Cross-posted on https://discuss.tensorflow.org/t/mirroredstrategy-dict-of-tensors-metric-cryptic-error/12839
Thank you for your time and your work building Keras!
@mwalmsley, I was facing a different error while executing the mentioned code. Kindly find the gist and let us know if you are facing the same error. Thank you!
Hi @tilakrayal ,
Thanks for checking. I'm fairly sure the error you see is because you added pip install tf-nightly to the top of the script, which seems to cause an environment/CUDA issue when running the model (which was copy-pasted exactly from the tutorial).
File "/usr/local/lib/python3.7/dist-packages/keras/backend.py", line 5369, in relu x = tf.nn.relu(x) Node: 'sequential/conv2d/Relu' 2 root error(s) found. (0) UNIMPLEMENTED: DNN library is not found. [[{{node sequential/conv2d/Relu}}]]
I'm pretty sure x = tf.nn.relu(x) is standard code, and the error relates to an incompatible environment after that install.
If I delete the environment change, your gist gives the error for which I am raising this issue.
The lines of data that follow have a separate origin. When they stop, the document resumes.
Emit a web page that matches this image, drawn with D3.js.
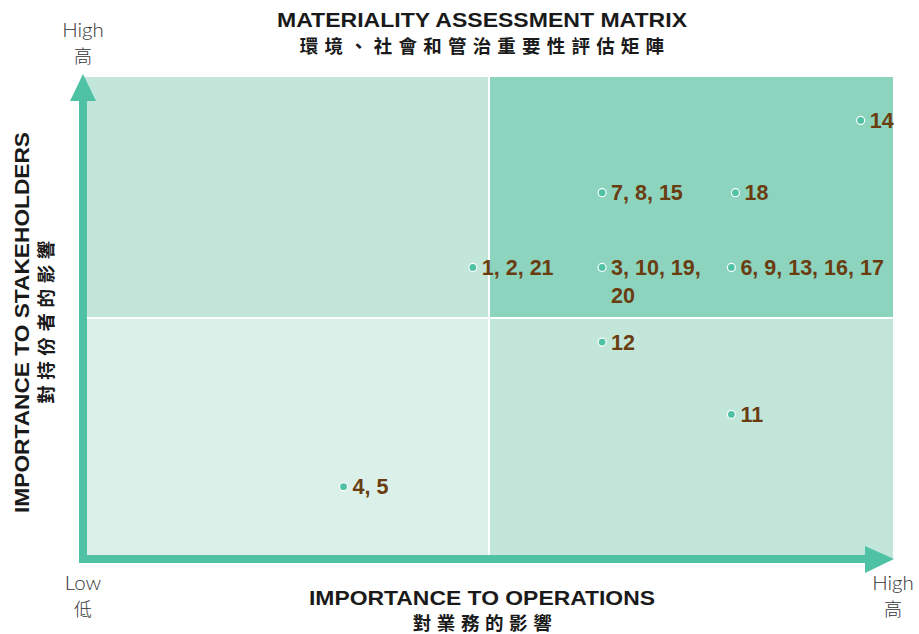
<!DOCTYPE html>
<html>
<head>
<meta charset="utf-8">
<script src="https://cdn.jsdelivr.net/npm/d3@7"></script>
<style>
  body { margin: 0; background: #fff; }
  svg { display: block; }
</style>
</head>
<body>
<div id="chart"></div>
<script>
// Data
const topicLabels = ["14", "7, 8, 15", "18", "1, 2, 21", "3, 10, 19,\n20", "6, 9, 13, 16, 17", "12", "11", "4, 5"];
const operations = [9.6, 6.4, 8.05, 4.8, 6.4, 8.0, 6.4, 8.0, 3.2];
const stakeholders = [9.1, 7.6, 7.6, 6.05, 6.05, 6.05, 4.5, 3.0, 1.5];
const quadrants = [
    { x0: 0, x1: 5, y0: 5, y1: 10, fill: "#c2e6da" },
    { x0: 5, x1: 10, y0: 5, y1: 10, fill: "#8cd4be" },
    { x0: 0, x1: 5, y0: 0, y1: 5, fill: "#dbf0e8" },
    { x0: 5, x1: 10, y0: 0, y1: 5, fill: "#c2e6da" }
];

const width = 919, height = 634;
const accent = "#4fc1a4";
const cjk = "'Noto Sans CJK TC', 'Noto Sans CJK SC', sans-serif";
const latin = "'Liberation Sans', Arial, sans-serif";

const svg = d3.select("#chart").append("svg")
    .attr("width", width)
    .attr("height", height);

const x = d3.scaleLinear().domain([0, 10]).range([85, 893]);
const y = d3.scaleLinear().domain([0, 10]).range([559, 77]);

// Quadrants
svg.selectAll("rect.quad")
    .data(quadrants)
    .join("rect")
    .attr("class", "quad")
    .attr("x", d => x(d.x0))
    .attr("y", d => y(d.y1))
    .attr("width", d => x(d.x1) - x(d.x0))
    .attr("height", d => y(d.y0) - y(d.y1))
    .attr("fill", d => d.fill);

// White dividers
svg.append("line")
    .attr("x1", x(5)).attr("x2", x(5))
    .attr("y1", y(10)).attr("y2", y(0))
    .attr("stroke", "#fff").attr("stroke-width", 2);
svg.append("line")
    .attr("x1", x(0)).attr("x2", x(10))
    .attr("y1", y(5)).attr("y2", y(5))
    .attr("stroke", "#fff").attr("stroke-width", 2);

// Axis arrows
const ax = x(0) - 2, ay = y(0);
svg.append("rect")
    .attr("x", ax - 4).attr("y", y(10) + 23)
    .attr("width", 8).attr("height", ay + 4 - (y(10) + 23))
    .attr("fill", accent);
svg.append("path")
    .attr("d", `M${ax - 13},${y(10) + 24} L${ax},${y(10) - 3} L${ax + 13},${y(10) + 24} Z`)
    .attr("fill", accent);
svg.append("rect")
    .attr("x", ax - 4).attr("y", ay - 4)
    .attr("width", x(10) - 27 - (ax - 4)).attr("height", 8)
    .attr("fill", accent);
svg.append("path")
    .attr("d", `M${x(10) - 28},${ay - 13} L${x(10) + 1},${ay} L${x(10) - 28},${ay + 14} Z`)
    .attr("fill", accent);

// Points
const pts = topicLabels.map((label, i) => ({ label, ox: operations[i], sy: stakeholders[i] }));

svg.selectAll("circle.pt")
    .data(pts)
    .join("circle")
    .attr("class", "pt")
    .attr("cx", d => x(d.ox))
    .attr("cy", d => y(d.sy))
    .attr("r", 4)
    .attr("fill", accent)
    .attr("stroke", "#fff")
    .attr("stroke-width", 1.2);

const lbl = svg.selectAll("text.lbl")
    .data(pts)
    .join("text")
    .attr("class", "lbl")
    .attr("x", d => x(d.ox) + 9)
    .attr("y", d => y(d.sy) + 7.5)
    .attr("font-family", latin)
    .attr("font-weight", "bold")
    .attr("font-size", 21.5)
    .attr("fill", "#6a3d10");
lbl.selectAll("tspan")
    .data(d => d.label.split("\n").map((t, i) => ({ t, i, x: x(d.ox) + 9 })))
    .join("tspan")
    .attr("x", d => d.x)
    .attr("dy", d => d.i ? 28 : 0)
    .text(d => d.t);

// Title
const cx = 482;
svg.append("text")
    .attr("x", cx).attr("y", 27)
    .attr("text-anchor", "middle")
    .attr("font-family", latin).attr("font-weight", "bold").attr("font-size", 21)
    .attr("textLength", 410).attr("lengthAdjust", "spacingAndGlyphs")
    .attr("fill", "#1a1a1a")
    .text("MATERIALITY ASSESSMENT MATRIX");
svg.append("text")
    .attr("x", cx + 3).attr("y", 53)
    .attr("text-anchor", "middle")
    .attr("font-family", cjk).attr("font-weight", "bold").attr("font-size", 18.5)
    .attr("letter-spacing", 6.2)
    .attr("fill", "#1a1a1a")
    .text("環境、社會和管治重要性評估矩陣");

// X axis title
svg.append("text")
    .attr("x", cx).attr("y", 605)
    .attr("text-anchor", "middle")
    .attr("font-family", latin).attr("font-weight", "bold").attr("font-size", 21)
    .attr("textLength", 346).attr("lengthAdjust", "spacingAndGlyphs")
    .attr("fill", "#1a1a1a")
    .text("IMPORTANCE TO OPERATIONS");
svg.append("text")
    .attr("x", cx + 3).attr("y", 630)
    .attr("text-anchor", "middle")
    .attr("font-family", cjk).attr("font-weight", "bold").attr("font-size", 18.5)
    .attr("letter-spacing", 5.6)
    .attr("fill", "#1a1a1a")
    .text("對業務的影響");

// Y axis title
const yt = svg.append("g").attr("transform", "translate(0,322.5) rotate(-90)");
yt.append("text")
    .attr("x", 0).attr("y", 29)
    .attr("text-anchor", "middle")
    .attr("font-family", latin).attr("font-weight", "bold").attr("font-size", 21)
    .attr("textLength", 381).attr("lengthAdjust", "spacingAndGlyphs")
    .attr("fill", "#1a1a1a")
    .text("IMPORTANCE TO STAKEHOLDERS");
yt.append("text")
    .attr("x", 3).attr("y", 53)
    .attr("text-anchor", "middle")
    .attr("font-family", cjk).attr("font-weight", "bold").attr("font-size", 18.5)
    .attr("letter-spacing", 5.6)
    .attr("fill", "#1a1a1a")
    .text("對持份者的影響");

// High / Low markers
const marks = [
    { x: 83, y: 37, t: ["High", "高"] },
    { x: 83, y: 590, t: ["Low", "低"] },
    { x: 893, y: 590, t: ["High", "高"] }
];
marks.forEach(m => {
    svg.append("text")
        .attr("x", m.x).attr("y", m.y)
        .attr("text-anchor", "middle")
        .attr("font-family", "Lato, 'Open Sans', sans-serif").attr("font-weight", 300)
        .attr("font-size", 20.5).attr("fill", "#333")
        .text(m.t[0]);
    svg.append("text")
        .attr("x", m.x).attr("y", m.y + 26)
        .attr("text-anchor", "middle")
        .attr("font-family", cjk).attr("font-weight", 300)
        .attr("font-size", 18).attr("fill", "#333")
        .text(m.t[1]);
});
</script>
</body>
</html>
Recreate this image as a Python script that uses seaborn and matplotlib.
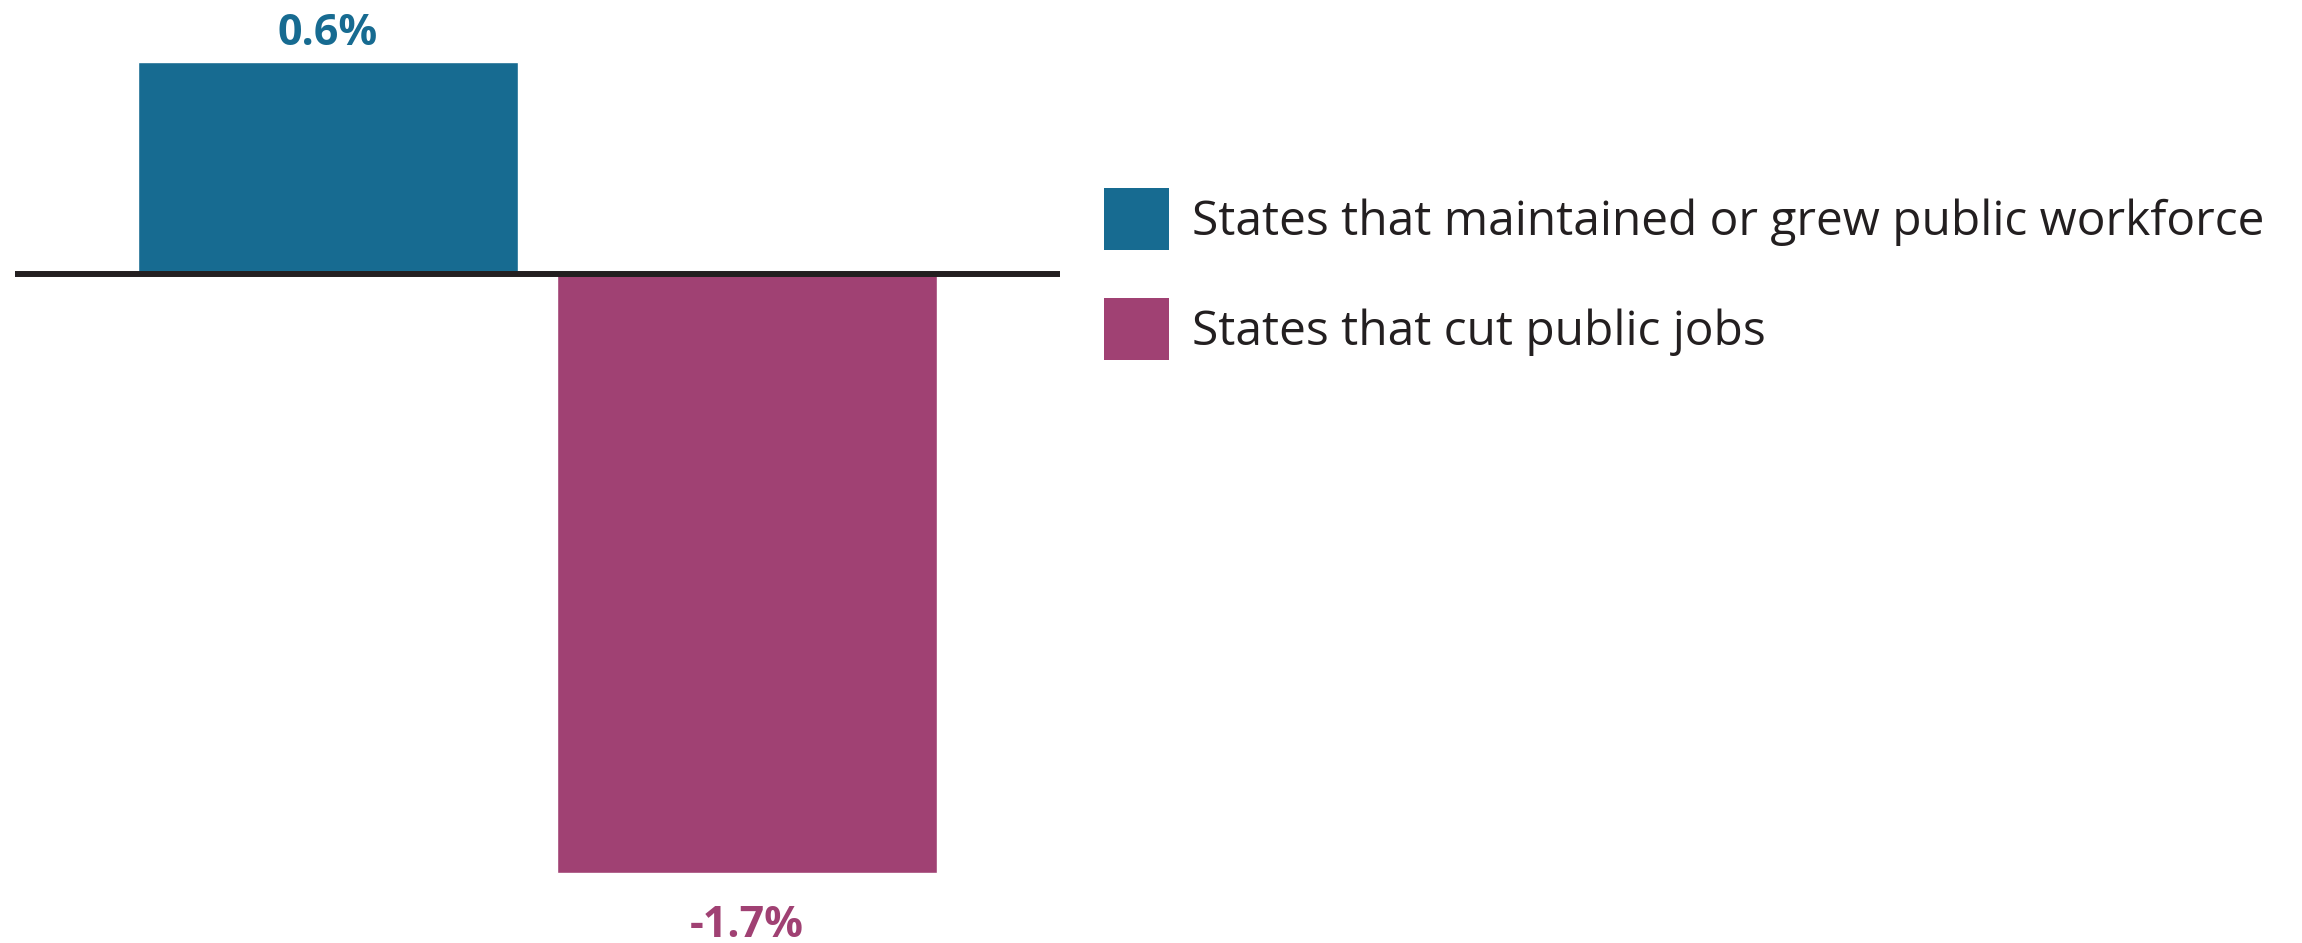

Was able to replicate by removing the pip install in this gist (link)
I have been having this problem for quite some time and I can't find a fix, any updates?
Sorry but currently the team doesn't have enough bandwidth for a deeper look into this - we'd appreciate contributions in the meantime.
Also having this issue for quite some time, are there any updates?